> **Data excerpt**:
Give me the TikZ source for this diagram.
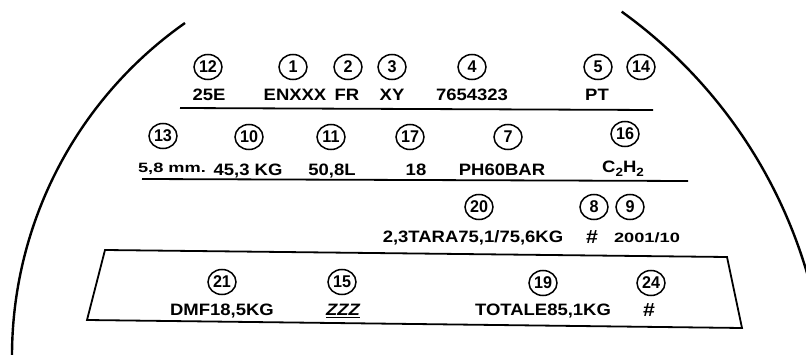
\documentclass[tikz,border=0pt]{standalone}
\usepackage{fontspec}
\setmainfont{Liberation Sans}
\newfontfamily\labfont[FakeStretch=1.12]{Liberation Sans}
\newfontfamily\numfont[FakeStretch=0.95]{Liberation Sans}
\newfontfamily\smallfont[FakeStretch=1.35]{Liberation Sans}
\usetikzlibrary{shapes.geometric}
\newcommand{\subtwo}{\raisebox{-3.5pt}{\fontsize{12}{12}\selectfont 2}}
\begin{document}
\begin{tikzpicture}[x=1pt,y=1pt,
  num/.style={draw, ellipse, minimum width=28pt, minimum height=25pt, inner sep=0pt, line width=1.5pt,
    font=\numfont\bfseries\fontsize{17}{17}\selectfont},
  lab/.style={inner sep=0pt, text height=11.8pt, text depth=0pt,
    font=\labfont\bfseries\fontsize{16.5}{16.5}\selectfont},
  smalllab/.style={inner sep=0pt, text height=9.5pt, text depth=0pt,
    font=\smallfont\bfseries\fontsize{13.5}{13.5}\selectfont},
  hash/.style={inner sep=0pt, text height=12pt, text depth=0pt,
    font=\labfont\bfseries\fontsize{19}{19}\selectfont},
  rule/.style={line width=1.8pt},
  rim/.style={line width=2.4pt}]
\useasboundingbox (0,0) rectangle (806,354);

% rim arcs
\draw[rim] ([shift={(419,-2)}]125.1:407) arc[start angle=125.1, end angle=182, radius=407];
\draw[rim] ([shift={(334,-58)}]54.3:493) arc[start angle=54.3, end angle=10, radius=493];

% rules
\draw[rule] (180,246) -- (653,244);
\draw[rule] (142,175) -- (688,173);

% lower box
\draw[rule, line join=miter] (105,104) -- (727,97) -- (742,26) -- (87,34) -- cycle;

% row 1
\node[num] (c12) at (208,287) {12};
\node[lab] (t12) at (209,259) {25E};
\node[num] (c1) at (293,287) {1};
\node[lab] (t1) at (295,259) {ENXXX};
\node[num] (c2) at (348,287) {2};
\node[lab] (t2) at (347,259) {FR};
\node[num] (c3) at (392,287) {3};
\node[lab] (t3) at (392,259) {XY};
\node[num] (c4) at (472,287) {4};
\node[lab] (t4) at (472,259) {7654323};
\node[num] (c5) at (598,287) {5};
\node[lab] (t5) at (597,259) {PT};
\node[num] (c14) at (641,287) {14};

% row 2
\node[num] (c13) at (163,218) {13};
\node[smalllab] (t13) at (172,186) {5,8 mm.};
\node[num] (c10) at (249,217) {10};
\node[lab] (t10) at (248,184) {45,3 KG};
\node[num] (c11) at (331,217) {11};
\node[lab] (t11) at (332,184) {50,8L};
\node[num] (c17) at (410,217) {17};
\node[lab] (t17) at (416,184) {18};
\node[num] (c7) at (508,217) {7};
\node[lab] (t7) at (502,184) {PH60BAR};
\node[num] (c16) at (625,220) {16};
\node[lab] (t16) at (623,187) {C\subtwo H\subtwo};

% row 3
\node[num] (c20) at (479,147) {20};
\node[lab] (t20) at (473,117) {2,3TARA75,1/75,6KG};
\node[num] (c8) at (594,147) {8};
\node[hash] (t8) at (592,117) {\#};
\node[num] (c9) at (630,147) {9};
\node[smalllab] (t9) at (647,116) {2001/10};

% box row
\node[num] (c21) at (222,72) {21};
\node[lab] (t21) at (222,44) {DMF18,5KG};
\node[num] (c15) at (342,72) {15};
\node[lab] (t15) at (343,44) {\itshape\underline{ZZZ}};
\node[num] (c19) at (543,71) {19};
\node[lab] (t19) at (543,44) {TOTALE85,1KG};
\node[num] (c24) at (651,71) {24};
\node[hash] (t24) at (649,44) {\#};
\end{tikzpicture}
\end{document}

> **What is needed**: Copy the material exactly. Do not include the pictures.

> **Reply**:
Give me the TikZ source for this diagram.
\documentclass[tikz,border=0pt]{standalone}
\usepackage{fontspec}
\setmainfont{Liberation Sans}
\newfontfamily\labfont[FakeStretch=1.12]{Liberation Sans}
\newfontfamily\numfont[FakeStretch=0.95]{Liberation Sans}
\newfontfamily\smallfont[FakeStretch=1.35]{Liberation Sans}
\usetikzlibrary{shapes.geometric}
\newcommand{\subtwo}{\raisebox{-3.5pt}{\fontsize{12}{12}\selectfont 2}}
\begin{document}
\begin{tikzpicture}[x=1pt,y=1pt,
  num/.style={draw, ellipse, minimum width=28pt, minimum height=25pt, inner sep=0pt, line width=1.5pt,
    font=\numfont\bfseries\fontsize{17}{17}\selectfont},
  lab/.style={inner sep=0pt, text height=11.8pt, text depth=0pt,
    font=\labfont\bfseries\fontsize{16.5}{16.5}\selectfont},
  smalllab/.style={inner sep=0pt, text height=9.5pt, text depth=0pt,
    font=\smallfont\bfseries\fontsize{13.5}{13.5}\selectfont},
  hash/.style={inner sep=0pt, text height=12pt, text depth=0pt,
    font=\labfont\bfseries\fontsize{19}{19}\selectfont},
  rule/.style={line width=1.8pt},
  rim/.style={line width=2.4pt}]
\useasboundingbox (0,0) rectangle (806,354);

% rim arcs
\draw[rim] ([shift={(419,-2)}]125.1:407) arc[start angle=125.1, end angle=182, radius=407];
\draw[rim] ([shift={(334,-58)}]54.3:493) arc[start angle=54.3, end angle=10, radius=493];

% rules
\draw[rule] (180,246) -- (653,244);
\draw[rule] (142,175) -- (688,173);

% lower box
\draw[rule, line join=miter] (105,104) -- (727,97) -- (742,26) -- (87,34) -- cycle;

% row 1
\node[num] (c12) at (208,287) {12};
\node[lab] (t12) at (209,259) {25E};
\node[num] (c1) at (293,287) {1};
\node[lab] (t1) at (295,259) {ENXXX};
\node[num] (c2) at (348,287) {2};
\node[lab] (t2) at (347,259) {FR};
\node[num] (c3) at (392,287) {3};
\node[lab] (t3) at (392,259) {XY};
\node[num] (c4) at (472,287) {4};
\node[lab] (t4) at (472,259) {7654323};
\node[num] (c5) at (598,287) {5};
\node[lab] (t5) at (597,259) {PT};
\node[num] (c14) at (641,287) {14};

% row 2
\node[num] (c13) at (163,218) {13};
\node[smalllab] (t13) at (172,186) {5,8 mm.};
\node[num] (c10) at (249,217) {10};
\node[lab] (t10) at (248,184) {45,3 KG};
\node[num] (c11) at (331,217) {11};
\node[lab] (t11) at (332,184) {50,8L};
\node[num] (c17) at (410,217) {17};
\node[lab] (t17) at (416,184) {18};
\node[num] (c7) at (508,217) {7};
\node[lab] (t7) at (502,184) {PH60BAR};
\node[num] (c16) at (625,220) {16};
\node[lab] (t16) at (623,187) {C\subtwo H\subtwo};

% row 3
\node[num] (c20) at (479,147) {20};
\node[lab] (t20) at (473,117) {2,3TARA75,1/75,6KG};
\node[num] (c8) at (594,147) {8};
\node[hash] (t8) at (592,117) {\#};
\node[num] (c9) at (630,147) {9};
\node[smalllab] (t9) at (647,116) {2001/10};

% box row
\node[num] (c21) at (222,72) {21};
\node[lab] (t21) at (222,44) {DMF18,5KG};
\node[num] (c15) at (342,72) {15};
\node[lab] (t15) at (343,44) {\itshape\underline{ZZZ}};
\node[num] (c19) at (543,71) {19};
\node[lab] (t19) at (543,44) {TOTALE85,1KG};
\node[num] (c24) at (651,71) {24};
\node[hash] (t24) at (649,44) {\#};
\end{tikzpicture}
\end{document}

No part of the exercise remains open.